Ginsberg then becomes even more specific with his cries of holiness. These holy men, he says, are actually his friends and acquaintances. William S. Burroughs, Jack Kerouac, Neal Cassady - these are some of the holy men that Ginsberg calls by name. He calls them all “the hideous human angels!” (13). He then names the more personal and familial - his mother who died in an insane asylum, the “cocks of the grandfathers / of Kansas!” (14-15).

The second half of “Footnote” seeks to name the entire underworld of holiness. The point here is to offer contrast to the destruction and devastation that Ginsberg envisioned in the Moloch section of Part II of “Howl.” In that section, Moloch represented the extreme sacrifice through which humanity was forced to give up either its soul to the powers of capitalism or war, or it was forced to give up its sanity. The “best minds,” Ginsberg wrote, were the ones that went insane when the realized they could not live outside of the destruction of modern society no matter how hard they tried.

This underworld of holiness is represented by many things, and Ginsberg seeks to create a whole universe of holiness that lies underneath the false sacredness of the modern world. Jazz is one of the holy things, a style of music rejected by white middle class society (16-17). Cities are sacred and holy; Ginsberg names New York, San Francisco, Seattle, Paris, and Tangiers as just some of the places that allow the insanity of the “best minds” to live and work and breathe. Not every place would allow such an underlife, and so these places are given a more distinct kind of holiness.

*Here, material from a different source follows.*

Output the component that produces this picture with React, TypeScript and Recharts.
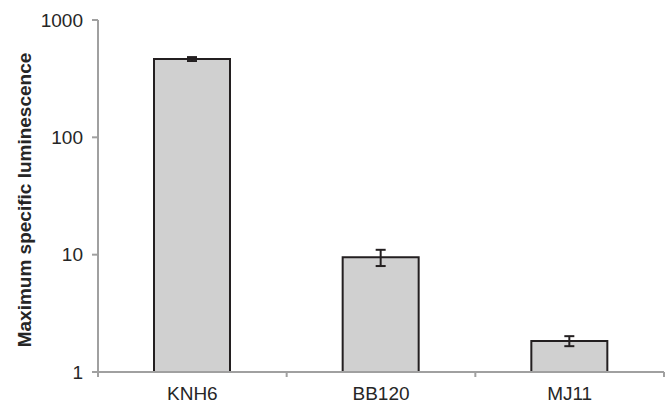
import React from 'react';
import { BarChart, Bar, XAxis, YAxis, ErrorBar } from 'recharts';

const categories = ['KNH6', 'BB120', 'MJ11'];
const values = [465, 9.5, 1.84];
const errors = [18, 1.5, 0.18];
const yTicks = [1, 10, 100, 1000];

const data = categories.map((name, i) => ({ name, value: values[i], err: errors[i] }));

const W = 670;
const H = 405;
const LEFT = 98;
const RIGHT = 6;
const BAND = (W - LEFT - RIGHT) / categories.length;
const AXIS = '#a0a0a0';
const TEXT = '#262626';
const TICK_SIZE = 5;
const TICK_MARGIN = 10;

function XTick(props: any) {
  const { x, y, payload, index } = props;
  const axisY = y - TICK_SIZE - TICK_MARGIN;
  return (
    <g>
      <text x={x} y={y} dy="0.71em" textAnchor="middle" fill={TEXT} fontSize={19} fontFamily="Liberation Sans, Arial, sans-serif">
        {payload.value}
      </text>
      <line x1={x + BAND / 2} x2={x + BAND / 2} y1={axisY} y2={axisY + TICK_SIZE} stroke={AXIS} strokeWidth={2} />
      {index === 0 && (
        <line x1={x - BAND / 2} x2={x - BAND / 2} y1={axisY} y2={axisY + TICK_SIZE} stroke={AXIS} strokeWidth={2} />
      )}
    </g>
  );
}

export default function App() {
  return (
    <div style={{ position: 'absolute', left: 0, top: 0, width: W, height: H, background: '#fff' }}>
      <BarChart width={W} height={H} data={data} margin={{ top: 20, right: RIGHT, left: 0, bottom: 0 }}>
        <XAxis
          dataKey="name"
          height={33}
          axisLine={{ stroke: AXIS, strokeWidth: 2 }}
          tickLine={false}
          tickSize={TICK_SIZE}
          tickMargin={TICK_MARGIN}
          tick={<XTick />}
          interval={0}
        />
        <YAxis
          scale="log"
          domain={[1, 1000]}
          ticks={yTicks}
          allowDataOverflow
          width={LEFT}
          axisLine={{ stroke: AXIS, strokeWidth: 2 }}
          tickLine={{ stroke: AXIS, strokeWidth: 2 }}
          tickSize={6}
          tickMargin={9}
          tick={{ fill: TEXT, fontSize: 19, fontFamily: 'Liberation Sans, Arial, sans-serif' }}
          label={{
            value: 'Maximum specific luminescence',
            angle: -90,
            position: 'insideLeft',
            offset: 0,
            dx: 24,
            dy: 4,
            style: { textAnchor: 'middle', fill: TEXT, fontSize: 19, fontWeight: 'bold', fontFamily: 'Liberation Sans, Arial, sans-serif' },
          }}
        />
        <Bar dataKey="value" fill="#d0d0d0" stroke="#231f20" strokeWidth={2} barSize={76} isAnimationActive={false}>
          <ErrorBar dataKey="err" width={5} stroke="#231f20" strokeWidth={2} direction="y" />
        </Bar>
      </BarChart>
    </div>
  );
}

As the poem reaches its crescendo, Ginsberg begins to name, in rapid fire succession, everything that might be considered holy. There is even an “Angel” in Moloch, and so Ginsberg can find holiness in the tools of industrial society: “holy the railroad holy the locomotive...holy / the abyss!” (28-30). Such things can be holy because the “best minds” and “angelheaded hipsters” have made them holy.

Ginsberg ends the poem with a celebration of humanity. When all is stripped from the human soul - the strictures of society, the desire for money or power, the quest for celebrity - then that is what makes something truly holy. Ginsberg returns to the core of the prophetic tradition, turning the world back to its right state. “Holy forgiveness! mercy! charity! faith! Holy! Ours! bodies! suffering! mag- / nanimity!” (31-32). These are the things that are truly holy and the key to becoming holy is finding these things in the “intelligent kindness of the soul!” (33). Thus, “Howl” began with devastation and destruction and ends with a vision of salvation.